══ Data excerpt

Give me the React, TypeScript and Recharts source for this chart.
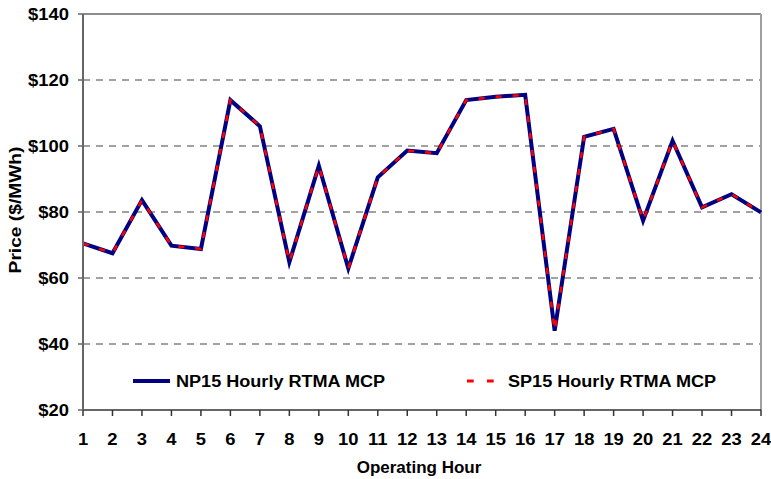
import React from "react";
import {
  LineChart,
  Line,
  XAxis,
  YAxis,
  CartesianGrid,
  Legend,
  Label,
  ReferenceLine,
} from "recharts";

const hours = [1, 2, 3, 4, 5, 6, 7, 8, 9, 10, 11, 12, 13, 14, 15, 16, 17, 18, 19, 20, 21, 22, 23, 24];
const np15 = [70.5, 67.5, 83.6, 69.8, 68.8, 113.9, 106.0, 64.8, 94.0, 62.9, 90.5, 98.6, 97.8, 113.9, 114.9, 115.5, 44.0, 102.8, 105.2, 77.4, 101.6, 81.4, 85.4, 79.9];
const sp15 = [70.5, 67.5, 83.6, 69.8, 68.8, 113.9, 106.0, 64.8, 94.0, 62.9, 90.5, 98.6, 97.8, 113.9, 114.9, 115.5, 44.0, 102.8, 105.2, 77.4, 101.6, 81.4, 85.4, 79.9];
const yTicks = [20, 40, 60, 80, 100, 120, 140];
const gridValues = [40, 60, 80, 100, 120];
const seriesNames = ["NP15 Hourly RTMA MCP", "SP15 Hourly RTMA MCP"];

const data = hours.map((h, i) => ({ hour: h, np15: np15[i], sp15: sp15[i] }));

const FONT = "'Liberation Sans', Arial, sans-serif";
const NAVY = "#000080";
const RED = "#ff0000";

const textStyle = (size: number): React.CSSProperties => ({
  fontSize: size,
  fontWeight: "bold",
  fontFamily: FONT,
  fill: "#000",
});

const XTick = (props: any) => {
  const { x, y, payload } = props;
  return (
    <text
      transform={`translate(${x},${y}) scale(1.15,1)`}
      textAnchor="middle"
      dy="0.71em"
      style={textStyle(16)}
    >
      {payload.value}
    </text>
  );
};

const YTick = (props: any) => {
  const { x, y, payload } = props;
  return (
    <text
      transform={`translate(${x},${y}) scale(1.15,1)`}
      textAnchor="end"
      dy="0.355em"
      style={textStyle(16)}
    >
      {"$" + payload.value}
    </text>
  );
};

const renderYTitle = (props: any) => {
  const vb = props.viewBox || { x: 0, y: 14, width: 83, height: 396 };
  const cx = vb.x + 15;
  const cy = vb.y + vb.height / 2 - 2;
  return (
    <text
      transform={`translate(${cx},${cy}) rotate(-90) scale(1.2,1.08)`}
      textAnchor="middle"
      dy="0.355em"
      style={textStyle(16)}
    >
      Price ($/MWh)
    </text>
  );
};

const renderXTitle = (props: any) => {
  const vb = props.viewBox || { x: 83, y: 410, width: 678, height: 69 };
  return (
    <text
      x={vb.x + vb.width / 2 - 3}
      y={vb.y + 63}
      textAnchor="middle"
      style={textStyle(17)}
    >
      Operating Hour
    </text>
  );
};

const renderLegend = () => (
  <svg width={771} height={26} style={{ display: "block" }}>
    <line x1={133} y1={13} x2={170} y2={13} stroke={NAVY} strokeWidth={4} />
    <text transform="translate(176,19) scale(1.13,1)" style={textStyle(16)}>
      {seriesNames[0]}
    </text>
    <line
      x1={467}
      y1={13}
      x2={494}
      y2={13}
      stroke={RED}
      strokeWidth={3}
      strokeDasharray="6.7 13.3"
    />
    <text transform="translate(508,19) scale(1.13,1)" style={textStyle(16)}>
      {seriesNames[1]}
    </text>
  </svg>
);

export default function App() {
  return (
    <div style={{ position: "absolute", left: 0, top: 0, background: "#fff" }}>
      <LineChart
        width={771}
        height={479}
        data={data}
        margin={{ top: 14, right: 10, left: 0, bottom: 0 }}
      >
        <CartesianGrid
          horizontal={true}
          vertical={false}
          horizontalValues={gridValues}
          stroke="#444"
          strokeWidth={1}
          strokeDasharray="7 6"
        />
        <ReferenceLine y={140} stroke="#8c8c8c" strokeWidth={2} />
        <ReferenceLine x={24} stroke="#a0a0a0" strokeWidth={2} />
        <XAxis
          dataKey="hour"
          height={69}
          interval={0}
          tickSize={6}
          tickMargin={18}
          stroke="#333"
          strokeWidth={1.5}
          tickLine={{ stroke: "#333", strokeWidth: 1.5 }}
          axisLine={{ stroke: "#333", strokeWidth: 1.5 }}
          tick={<XTick />}
        >
          <Label content={renderXTitle} />
        </XAxis>
        <YAxis
          width={83}
          domain={[20, 140]}
          ticks={yTicks}
          interval={0}
          tickSize={5}
          tickMargin={9}
          stroke="#666"
          tickLine={{ stroke: "#666", strokeWidth: 1.5 }}
          axisLine={{ stroke: "#666", strokeWidth: 2 }}
          tick={<YTick />}
          allowDataOverflow={true}
        >
          <Label content={renderYTitle} />
        </YAxis>
        <Legend
          layout="horizontal"
          verticalAlign="middle"
          content={renderLegend}
          wrapperStyle={{ top: 368, left: 0, width: 771, height: 26 }}
        />
        <Line
          type="linear"
          dataKey="np15"
          name={seriesNames[0]}
          stroke={NAVY}
          strokeWidth={4}
          dot={false}
          activeDot={false}
          isAnimationActive={false}
        />
        <Line
          type="linear"
          dataKey="sp15"
          name={seriesNames[1]}
          stroke={RED}
          strokeWidth={2.5}
          strokeDasharray="6 11"
          dot={false}
          activeDot={false}
          isAnimationActive={false}
        />
      </LineChart>
    </div>
  );
}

════

Goal
In your copy, leave out the pictures and reproduce the material above exactly.

Exercise result
Give me the React, TypeScript and Recharts source for this chart.
import React from "react";
import {
  LineChart,
  Line,
  XAxis,
  YAxis,
  CartesianGrid,
  Legend,
  Label,
  ReferenceLine,
} from "recharts";

const hours = [1, 2, 3, 4, 5, 6, 7, 8, 9, 10, 11, 12, 13, 14, 15, 16, 17, 18, 19, 20, 21, 22, 23, 24];
const np15 = [70.5, 67.5, 83.6, 69.8, 68.8, 113.9, 106.0, 64.8, 94.0, 62.9, 90.5, 98.6, 97.8, 113.9, 114.9, 115.5, 44.0, 102.8, 105.2, 77.4, 101.6, 81.4, 85.4, 79.9];
const sp15 = [70.5, 67.5, 83.6, 69.8, 68.8, 113.9, 106.0, 64.8, 94.0, 62.9, 90.5, 98.6, 97.8, 113.9, 114.9, 115.5, 44.0, 102.8, 105.2, 77.4, 101.6, 81.4, 85.4, 79.9];
const yTicks = [20, 40, 60, 80, 100, 120, 140];
const gridValues = [40, 60, 80, 100, 120];
const seriesNames = ["NP15 Hourly RTMA MCP", "SP15 Hourly RTMA MCP"];

const data = hours.map((h, i) => ({ hour: h, np15: np15[i], sp15: sp15[i] }));

const FONT = "'Liberation Sans', Arial, sans-serif";
const NAVY = "#000080";
const RED = "#ff0000";

const textStyle = (size: number): React.CSSProperties => ({
  fontSize: size,
  fontWeight: "bold",
  fontFamily: FONT,
  fill: "#000",
});

const XTick = (props: any) => {
  const { x, y, payload } = props;
  return (
    <text
      transform={`translate(${x},${y}) scale(1.15,1)`}
      textAnchor="middle"
      dy="0.71em"
      style={textStyle(16)}
    >
      {payload.value}
    </text>
  );
};

const YTick = (props: any) => {
  const { x, y, payload } = props;
  return (
    <text
      transform={`translate(${x},${y}) scale(1.15,1)`}
      textAnchor="end"
      dy="0.355em"
      style={textStyle(16)}
    >
      {"$" + payload.value}
    </text>
  );
};

const renderYTitle = (props: any) => {
  const vb = props.viewBox || { x: 0, y: 14, width: 83, height: 396 };
  const cx = vb.x + 15;
  const cy = vb.y + vb.height / 2 - 2;
  return (
    <text
      transform={`translate(${cx},${cy}) rotate(-90) scale(1.2,1.08)`}
      textAnchor="middle"
      dy="0.355em"
      style={textStyle(16)}
    >
      Price ($/MWh)
    </text>
  );
};

const renderXTitle = (props: any) => {
  const vb = props.viewBox || { x: 83, y: 410, width: 678, height: 69 };
  return (
    <text
      x={vb.x + vb.width / 2 - 3}
      y={vb.y + 63}
      textAnchor="middle"
      style={textStyle(17)}
    >
      Operating Hour
    </text>
  );
};

const renderLegend = () => (
  <svg width={771} height={26} style={{ display: "block" }}>
    <line x1={133} y1={13} x2={170} y2={13} stroke={NAVY} strokeWidth={4} />
    <text transform="translate(176,19) scale(1.13,1)" style={textStyle(16)}>
      {seriesNames[0]}
    </text>
    <line
      x1={467}
      y1={13}
      x2={494}
      y2={13}
      stroke={RED}
      strokeWidth={3}
      strokeDasharray="6.7 13.3"
    />
    <text transform="translate(508,19) scale(1.13,1)" style={textStyle(16)}>
      {seriesNames[1]}
    </text>
  </svg>
);

export default function App() {
  return (
    <div style={{ position: "absolute", left: 0, top: 0, background: "#fff" }}>
      <LineChart
        width={771}
        height={479}
        data={data}
        margin={{ top: 14, right: 10, left: 0, bottom: 0 }}
      >
        <CartesianGrid
          horizontal={true}
          vertical={false}
          horizontalValues={gridValues}
          stroke="#444"
          strokeWidth={1}
          strokeDasharray="7 6"
        />
        <ReferenceLine y={140} stroke="#8c8c8c" strokeWidth={2} />
        <ReferenceLine x={24} stroke="#a0a0a0" strokeWidth={2} />
        <XAxis
          dataKey="hour"
          height={69}
          interval={0}
          tickSize={6}
          tickMargin={18}
          stroke="#333"
          strokeWidth={1.5}
          tickLine={{ stroke: "#333", strokeWidth: 1.5 }}
          axisLine={{ stroke: "#333", strokeWidth: 1.5 }}
          tick={<XTick />}
        >
          <Label content={renderXTitle} />
        </XAxis>
        <YAxis
          width={83}
          domain={[20, 140]}
          ticks={yTicks}
          interval={0}
          tickSize={5}
          tickMargin={9}
          stroke="#666"
          tickLine={{ stroke: "#666", strokeWidth: 1.5 }}
          axisLine={{ stroke: "#666", strokeWidth: 2 }}
          tick={<YTick />}
          allowDataOverflow={true}
        >
          <Label content={renderYTitle} />
        </YAxis>
        <Legend
          layout="horizontal"
          verticalAlign="middle"
          content={renderLegend}
          wrapperStyle={{ top: 368, left: 0, width: 771, height: 26 }}
        />
        <Line
          type="linear"
          dataKey="np15"
          name={seriesNames[0]}
          stroke={NAVY}
          strokeWidth={4}
          dot={false}
          activeDot={false}
          isAnimationActive={false}
        />
        <Line
          type="linear"
          dataKey="sp15"
          name={seriesNames[1]}
          stroke={RED}
          strokeWidth={2.5}
          strokeDasharray="6 11"
          dot={false}
          activeDot={false}
          isAnimationActive={false}
        />
      </LineChart>
    </div>
  );
}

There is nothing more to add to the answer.